One of the scariest – and I say this knowing it will unsettle some – is how in this model we can practice a form of idolatry in which we hold “doctrine”, in and of itself, as “God.”  We then worship words and not God. The New Church is clarion clear – doctrine is a means to the end, not the end in itself.  And yet, we often slide this direction.  I certainly have at times in my life made the doctrine, the ideas as it were, the entire point.  Doctrine is not the point.  It is what doctrine points to that is the point.

Doctrine remains instructive, along with our own experience, in discovering the will of God.  Bonhoeffer’s words capture this well. “The will of God  is not a system of rules established from the outset.  And for this reason a person must forever re-examine what the will of God may be.  The will of God may lie deeply concealed beneath a great number of possibilities.”  That “digging” for God’s will is critical and makes legitimate self critique – i.e. repentance – come alive, moving it beyond merely accounting to discovery.

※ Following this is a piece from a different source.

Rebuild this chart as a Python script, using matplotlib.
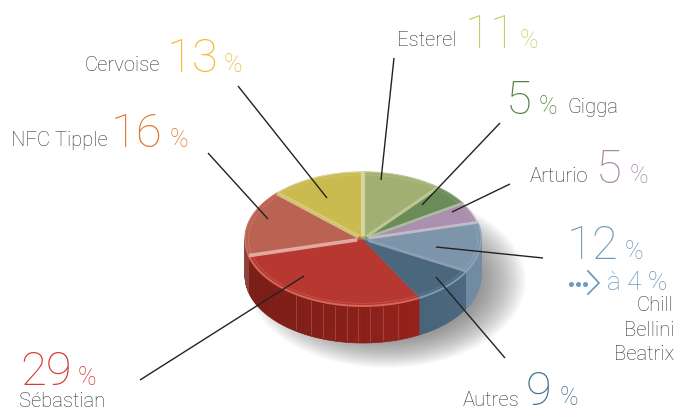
import numpy as np
import matplotlib
matplotlib.use('Agg')
import matplotlib.pyplot as plt
from matplotlib.patches import Ellipse
from matplotlib.colors import to_rgb

W, H = 676, 412

names = ['Sébastian', 'Autres', 'Chill', 'Arturio', 'Gigga', 'Esterel', 'Cervoise', 'NFC Tipple']
values = [29, 9, 12, 5, 5, 11, 13, 16]
top_colors = ['#b63831', '#4b677e', '#7c95aa', '#ab8fae', '#6a8c59', '#a1b072', '#c9bb4f', '#bb6353']
rim_colors = ['#d9685c', '#7f9bb0', '#8ea4b6', '#d8c8d8', '#8fa97f', '#b9c68f', '#d9d08c', '#c9786a']
side_colors = ['#7f1d17', '#3d5568', '#5b7083', '#8f7490', '#56734a', '#84925f', '#a69a42', '#96453a']
# pale line at the start of each slice
seam_colors = ['#eab9af', '#56708a', '#8fa3b4', '#c9c4c9', '#b5c5a5', '#c2ce9c', '#dcd9a5', '#d9cf80']
seam_widths = [2.6, 0.8, 2.0, 2.0, 1.8, 2.2, 3.0, 3.0]

rib_px = [296, 311, 323, 335, 347, 358, 370, 383, 398]

CX, CY, RX, RY, DEPTH = 363, 239, 118, 67, 37
START = 194.4

fig = plt.figure(figsize=(W / 100, H / 100), dpi=100)

# pie axes: one data unit is RX px across and RY px high, which gives the tilt
xl, yl = (-1.25, 1.25), (-2.0, 1.25)
ax = fig.add_axes([(CX + xl[0] * RX) / W, 1 - (CY - yl[0] * RY) / H,
                   (xl[1] - xl[0]) * RX / W, (yl[1] - yl[0]) * RY / H])

d = DEPTH / RY

# soft shadow
for i in range(24):
    ax.add_patch(Ellipse((0.2, -0.62), 2.36 - i * 0.035, 2.6 - i * 0.04, fc='#505050',
                         ec='none', alpha=0.036, zorder=1, clip_on=False))

# side wall from the slice angles
edges = START + np.cumsum([0] + values) * 3.6
for i in range(len(values)):
    th = np.linspace(edges[i], edges[i + 1], 60)
    base = np.array(to_rgb(side_colors[i]))
    for a, b in zip(th[:-1], th[1:]):
        if np.sin(np.radians(a)) > 0 and np.sin(np.radians(b)) > 0:
            continue
        ta = np.radians([a, b])
        xs, ys = np.cos(ta), np.sin(ta)
        shade = 0.95 + 0.3 * (xs.mean() + 1) / 2
        col = np.clip(base * shade, 0, 1)
        ax.fill([xs[0], xs[1], xs[1], xs[0]], [ys[0], ys[1], ys[1] - d, ys[0] - d],
                fc=col, ec=col, lw=0.5, zorder=2)

for px in rib_px:
    x = (px - CX) / RX
    y = -np.sqrt(1 - x ** 2)
    ax.plot([x, x], [y - 0.03, y - d + 0.03], color='white', alpha=0.16, lw=0.7, zorder=3)

wedges, _ = ax.pie(values, colors=top_colors, startangle=START, counterclock=True, radius=1)
for w, c in zip(wedges, top_colors):
    w.set_zorder(4)
    w.set_edgecolor(c)
    w.set_linewidth(0.5)
ax.set_aspect('auto')
ax.set_xlim(*xl)
ax.set_ylim(*yl)
ax.axis('off')

# rim and seams of the top face
for i in range(len(values)):
    th = np.radians(np.linspace(edges[i], edges[i + 1], 60))
    front = np.sin(th).mean() < 0
    ax.plot(np.cos(th), np.sin(th), color=rim_colors[i], lw=1.4 if front else 0.9, zorder=5)
    ax.plot(0.97 * np.cos(th), 0.96 * np.sin(th), color='white', alpha=0.14, lw=0.6, zorder=5)
    t0 = np.radians(edges[i])
    ax.plot([0.05 * np.cos(t0), np.cos(t0)], [0.05 * np.sin(t0), np.sin(t0)],
            color=seam_colors[i], lw=seam_widths[i], alpha=0.85, zorder=5, solid_capstyle='butt')

# overlay in pixel coordinates for leaders and labels
ov = fig.add_axes([0, 0, 1, 1], zorder=5)
ov.set_xlim(0, W)
ov.set_ylim(H, 0)
ov.axis('off')
ov.patch.set_alpha(0)

leader_x = [(238, 327), (394, 381), (500, 422), (510, 452), (543, 436), (505, 436), (140, 304), (208, 268)]
leader_y = [(86, 198), (58, 180), (123, 205), (184, 212), (258, 247), (358, 277), (380, 276), (153, 219)]
for lx, ly in zip(leader_x, leader_y):
    ov.plot(lx, ly, color='#222222', lw=1.0, solid_capstyle='butt')

FONT = 'Roboto'
GREY = '#333333'
NAME = 14.6
BIG = 34
UNIT = 18


def txt(x, y, s, size, color, ha='left', weight='light'):
    ov.text(x, y, s, fontsize=size, color=color, ha=ha, va='baseline', family=FONT, weight=weight)


txt(85, 71, 'Cervoise', NAME, GREY)
txt(167, 72, '13', BIG, '#f5b82e')
txt(224, 72, '%', UNIT, '#f5b82e')

txt(397, 46, 'Esterel', NAME, GREY)
txt(465, 48, '11', BIG, '#bfd068')
txt(520, 48, '%', UNIT, '#bfd068')

txt(506, 114, '5', BIG, '#558243')
txt(539, 114, '%', UNIT, '#558243')
txt(567, 113, 'Gigga', NAME, GREY)

txt(530, 182, 'Arturio', NAME, GREY)
txt(596, 183, '5', BIG, '#ab85aa')
txt(630, 183, '%', UNIT, '#ab85aa')

txt(11, 146, 'NFC Tipple', NAME, GREY)
txt(111, 147, '16', BIG, '#e0772f')
txt(170, 147, '%', UNIT, '#e0772f')

txt(567, 259, '12', BIG, '#6f9bbd')
txt(625, 259, '%', UNIT, '#6f9bbd')
ov.plot([571, 578, 585], [284, 284, 284], ls='none', marker='o', ms=2.6, color='#6f9bbd')
ov.plot([588, 599, 588], [271, 283, 294], color='#6f9bbd', lw=1.3)
txt(607, 290, 'à 4 %', 19, '#6f9bbd')
txt(674, 311, 'Chill', NAME, GREY, ha='right')
txt(674, 336, 'Bellini', NAME, GREY, ha='right')
txt(674, 360, 'Beatrix', NAME, GREY, ha='right')

txt(463, 406, 'Autres', NAME, GREY)
txt(526, 405, '9', BIG, '#44708f')
txt(560, 405, '%', UNIT, '#44708f')

txt(20, 385, '29', BIG, '#d53a36')
txt(78, 385, '%', UNIT, '#d53a36')
txt(19, 407, 'Sébastian', NAME, GREY)

fig.savefig('out.png', dpi=100)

In that space, Jesus arrives.  He embodies the incarnate model of God’s will.  The Christian message then becomes able to move through the world, through, through our lives with the power that is its own – a power detached from the faith-alone salvation goal.    The message is not “come and be saved” but a message of this is the will of God, that “you love one another as I have loved you.”  This is where as well, the goal of Divine Providence rests – the goal of wholeness, “that what has been broken apart should become whole.”  Divine Providence, page 55.

Salvation as wholeness in settling our lives into the will of God

Losing A Thought, Gaining Your Soul

Monday, September 27th, 2010

I was listening to a priest today who made a fascinating point.  He talked of what occurred when the idea that we are separated from God dies.  When that thought goes, so does our separation from God.

Emanuel Swedenborg wrote of attention to the spiritual being attention to what was real.  God is omnipresent – is everywhere.  As the Bible so beautifully words it – Where can I can go Lord that you are not?

I think many have those moments in which the thought of being separated from God disappears.  We are in the moment and that moment, at times, is pure heaven.

That is the essential unity of creation.  We move away from dualism, from separation, to unity, to the oneness spoken of by Jesus in the Gospel of John.

The priest went to talk of moments near death, moments when the brain “stops”, the chatter “stops”, when the thought we are separate from God “stops.”  What decision is left but to fall into the loving arms of God.  As one dear friend said on his deathbed, “It is all so perfect.”

Self Image or Self and Image

Wednesday, July 14th, 2010

I spent this week working with teenagers at a local summer camp.

Stories (and sermons) divide into three part – context, conflict, resolution. These young adults broke into groups and discussed what they saw as the essential conflict of adolescence. Restated, if adolescence was a “story”, what would the conflict be?

Interesting responses. The key appears to be self image. I love that phrase. It is the problem and the solution all in one.

The challenge is when we hold self image as one thing. The solution is breaking self and image, noticing that the two are actually different.

Richard Rohr’s words ring true – “God does not love us if we change, as we almost all think; but God loves us so that we can change.” This is the very nature of God’s unconditional love. From that place we can divide self from image in a healthy way, learning to spend a lot more time looking out the window at others vs. gazing in the mirror at ourselves.